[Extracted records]
+-------+
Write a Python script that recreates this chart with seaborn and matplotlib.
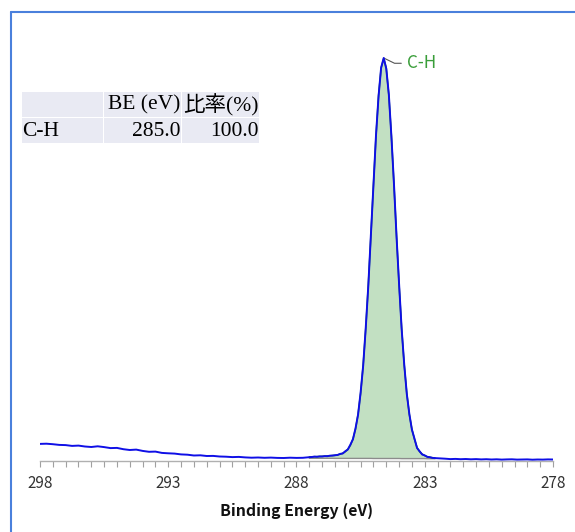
import numpy as np
import pandas as pd
import matplotlib
matplotlib.use("Agg")
import matplotlib.pyplot as plt
import seaborn as sns
from matplotlib.lines import Line2D
from matplotlib.patches import Rectangle

# ============================
# DATA
# ============================
# raw spectrum, high-BE background side (step 0.25 eV)
be_a = [298.0, 297.75, 297.5, 297.25, 297.0, 296.75, 296.5, 296.25, 296.0, 295.75,
        295.5, 295.25, 295.0, 294.75, 294.5, 294.25, 294.0, 293.75, 293.5, 293.25,
        293.0, 292.75, 292.5, 292.25, 292.0, 291.75, 291.5, 291.25, 291.0, 290.75,
        290.5, 290.25, 290.0, 289.75, 289.5, 289.25, 289.0, 288.75, 288.5, 288.25,
        288.0, 287.75]
int_a = [16.6, 16.8, 16.3, 15.6, 15.4, 14.6, 14.9, 14.0, 13.5, 14.2,
         13.4, 12.4, 12.6, 11.3, 10.5, 10.9, 9.6, 8.7, 8.9, 7.6,
         7.2, 6.9, 6.1, 5.8, 5.0, 5.2, 4.5, 4.6, 4.0, 3.8,
         3.4, 3.6, 3.1, 2.8, 3.0, 2.7, 2.9, 2.6, 2.5, 2.8,
         2.6, 2.7]

# peak region (step 0.1 eV)
be_b = [287.5, 287.4, 287.3, 287.2, 287.1, 287.0, 286.9, 286.8, 286.7, 286.6,
        286.5, 286.4, 286.3, 286.2, 286.1, 286.0, 285.9, 285.8, 285.7, 285.6,
        285.5, 285.4, 285.3, 285.2, 285.1, 285.0, 284.9, 284.8, 284.7, 284.6,
        284.5, 284.4, 284.3, 284.2, 284.1, 284.0, 283.9, 283.8, 283.7, 283.6,
        283.5, 283.4, 283.3, 283.2, 283.1, 283.0, 282.9, 282.8, 282.7, 282.6]
int_b = [3.3, 3.5, 3.9, 3.7, 4.1, 4.0, 4.4, 4.3, 4.8, 4.9,
         5.3, 5.5, 6.6, 7.0, 9.2, 11.0, 15.8, 21.2, 32.0, 45.8,
         68.0, 95.1, 132.8, 175.0, 225.6, 275.2, 325.4, 364.6, 393.0, 402.5,
         391.8, 366.0, 324.0, 276.5, 224.0, 176.2, 131.2, 96.0, 66.6, 46.4,
         30.8, 21.8, 12.5, 9.2, 6.0, 5.1, 3.6, 3.3, 2.6, 2.4]

# low-BE side (step 0.2 eV)
be_c = [282.4, 282.2, 282.0, 281.8, 281.6, 281.4, 281.2, 281.0, 280.8, 280.6,
        280.4, 280.2, 280.0, 279.8, 279.6, 279.4, 279.2, 279.0, 278.8, 278.6,
        278.4, 278.2, 278.0]
int_c = [2.1, 1.8, 1.4, 1.6, 1.3, 1.5, 1.2, 1.4, 1.1, 1.3,
         1.0, 1.2, 0.9, 1.1, 1.2, 0.9, 1.0, 1.1, 0.8, 1.0,
         0.9, 1.1, 1.0]

# fitted C-H component and background on the peak grid
fit_env = [3.6, 3.7, 3.8, 3.9, 4.0, 4.2, 4.3, 4.5, 4.7, 5.0,
           5.1, 5.7, 6.3, 7.2, 8.7, 11.1, 15.1, 21.5, 31.4, 46.2,
           67.3, 95.7, 132.0, 175.7, 224.8, 275.9, 324.7, 365.3, 392.4, 402.0,
           392.4, 365.3, 324.7, 275.9, 224.7, 175.6, 131.8, 95.5, 67.1, 46.0,
           31.2, 21.3, 12.9, 8.9, 6.4, 4.9, 3.8, 3.2, 2.8, 2.5]
fit_bkg = [2.2, 2.2, 2.2, 2.2, 2.2, 2.2, 2.2, 2.2, 2.2, 2.2,
           2.1, 2.1, 2.1, 2.1, 2.1, 2.1, 2.1, 2.1, 2.1, 2.1,
           2.1, 2.1, 2.1, 2.1, 2.1, 2.0, 2.0, 2.0, 2.0, 2.0,
           2.0, 2.0, 2.0, 2.0, 2.0, 2.0, 1.9, 1.9, 1.9, 1.9,
           1.9, 1.9, 1.9, 1.9, 1.9, 1.9, 1.8, 1.8, 1.8, 1.8]

peak_names = ["C-H"]
peak_be = [285.0]
peak_ratio = [100.0]
peak_pos = [284.6]          # where the label sits on the curve
peak_top = [402.5]

table_header = ["", "BE (eV)", "比率(%)"]
x_ticks = [298, 293, 288, 283, 278]

# ============================
# FRAMES
# ============================
raw = pd.DataFrame({"be": be_a + be_b + be_c, "counts": int_a + int_b + int_c})
fit = pd.DataFrame({"be": be_b, "env": fit_env, "bkg": fit_bkg})

# ============================
# PLOT
# ============================
sns.set_theme(style="white")
plt.rcParams["font.family"] = ["Noto Sans CJK JP", "DejaVu Sans"]

W, H = 575, 532
fig = plt.figure(figsize=(W / 100, H / 100), dpi=100)
ax = fig.add_axes([40 / W, 1 - 460.5 / H, 513 / W, 420.5 / H])

ax.fill_between(fit["be"], fit["bkg"], fit["env"], color="#c2e0c2", lw=0, zorder=1)
sns.lineplot(data=fit, x="be", y="bkg", ax=ax, color="#8c8c8c", lw=1.0, zorder=2)
sns.lineplot(data=fit, x="be", y="env", ax=ax, color="#1f7a1f", lw=1.1, zorder=3)
sns.lineplot(data=raw, x="be", y="counts", ax=ax, color="#0f0fe6", lw=1.4, zorder=4)

ax.set_xlim(298, 278)
ax.set_ylim(0, 420.5)
ax.set_xticks(x_ticks)
ax.set_xticks(np.arange(278, 298.01, 0.5), minor=True)
ax.set_yticks([])
ax.set_ylabel("")
for s in ["left", "top", "right"]:
    ax.spines[s].set_visible(False)
ax.spines["bottom"].set_color("#b0b0b0")
ax.spines["bottom"].set_linewidth(1.0)
ax.tick_params(axis="x", which="both", bottom=True, direction="out",
               length=4.5, width=0.8, color="#a0a0a0")
ax.tick_params(axis="x", which="major", labelsize=11, labelcolor="#333333", pad=6)
ax.set_xlabel("Binding Energy (eV)", fontsize=11.4, fontweight="bold",
              color="#111111", labelpad=8)

# peak label with leader
for name, pos, top in zip(peak_names, peak_pos, peak_top):
    ax.annotate(name, xy=(pos, top), xytext=(17, -3.8), textcoords="offset points",
                ha="left", va="center", fontsize=12.3, color="#3a9e3a",
                arrowprops=dict(arrowstyle="-", color="#555555", lw=0.8,
                                shrinkA=2, shrinkB=0,
                                connectionstyle="angle,angleA=0,angleB=-26"))

# ============================
# TABLE (top-left)
# ============================
def fx(x):
    return x / W

def fy(y):
    return 1 - y / H

col_edges = [(22, 103), (104, 181), (182, 259)]
row_edges = [(92, 117), (118, 143)]
for (y0, y1) in row_edges:
    for (x0, x1) in col_edges:
        fig.add_artist(Rectangle((fx(x0), fy(y1)), fx(x1) - fx(x0), fy(y0) - fy(y1),
                                 transform=fig.transFigure, facecolor="#e9eaf3",
                                 edgecolor="none"))

tfont = dict(fontsize=15.5, family=["Liberation Serif", "Noto Sans CJK JP"], color="black")
rows = [table_header]
for n, b, r in zip(peak_names, peak_be, peak_ratio):
    rows.append([n, f"{b:.1f}", f"{r:.1f}"])
for ri, row in enumerate(rows):
    yc = (row_edges[ri][0] + row_edges[ri][1]) / 2 + 0.5
    for ci, txt in enumerate(row):
        if ci == 0:
            fig.text(fx(col_edges[0][0]), fy(yc), txt, ha="left", va="center", **tfont)
        else:
            fig.text(fx(col_edges[ci][1] - 0.5), fy(yc), txt, ha="right", va="center", **tfont)

# outer blue frame (left and top edges)
fig.add_artist(Line2D([fx(11), fx(11)], [0, fy(12)], transform=fig.transFigure,
                      color="#4a80dc", lw=1.5))
fig.add_artist(Line2D([fx(11), 1], [fy(12), fy(12)], transform=fig.transFigure,
                      color="#4a80dc", lw=1.5))

fig.savefig("out.png", dpi=100, facecolor="white")
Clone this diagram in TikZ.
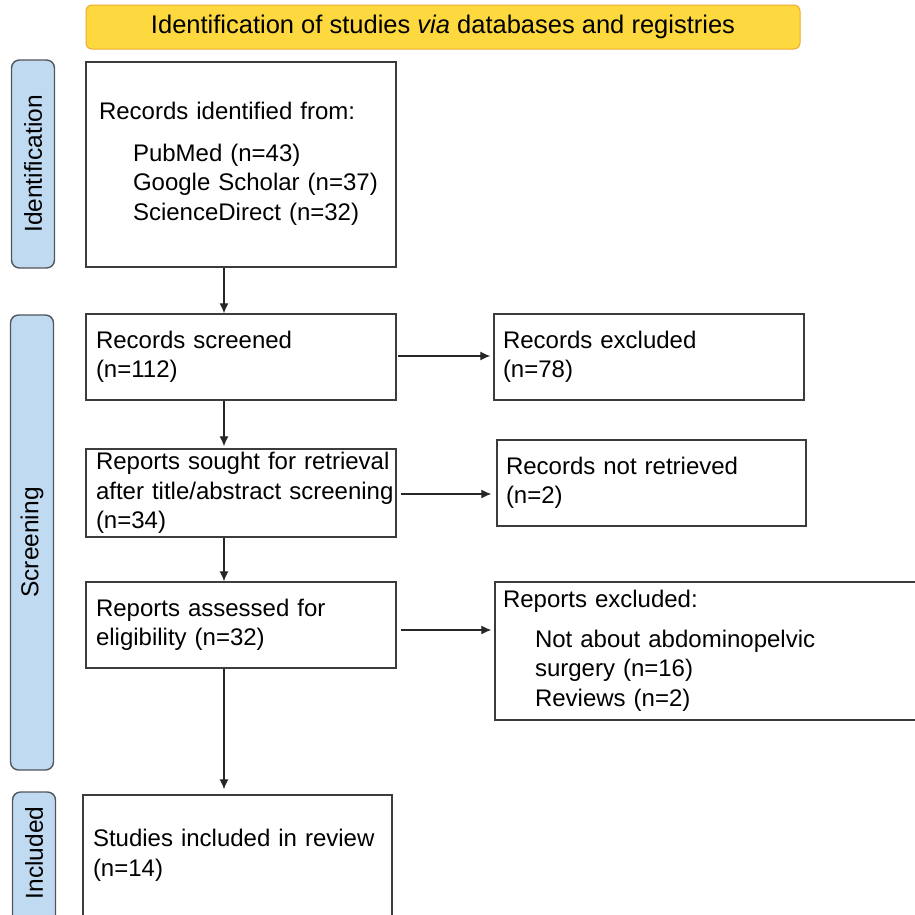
+-------+
Search the lines above for the string "with" and copy each line that has it.

Write a Python script that recreates this chart with seaborn and matplotlib.
# peak label with leader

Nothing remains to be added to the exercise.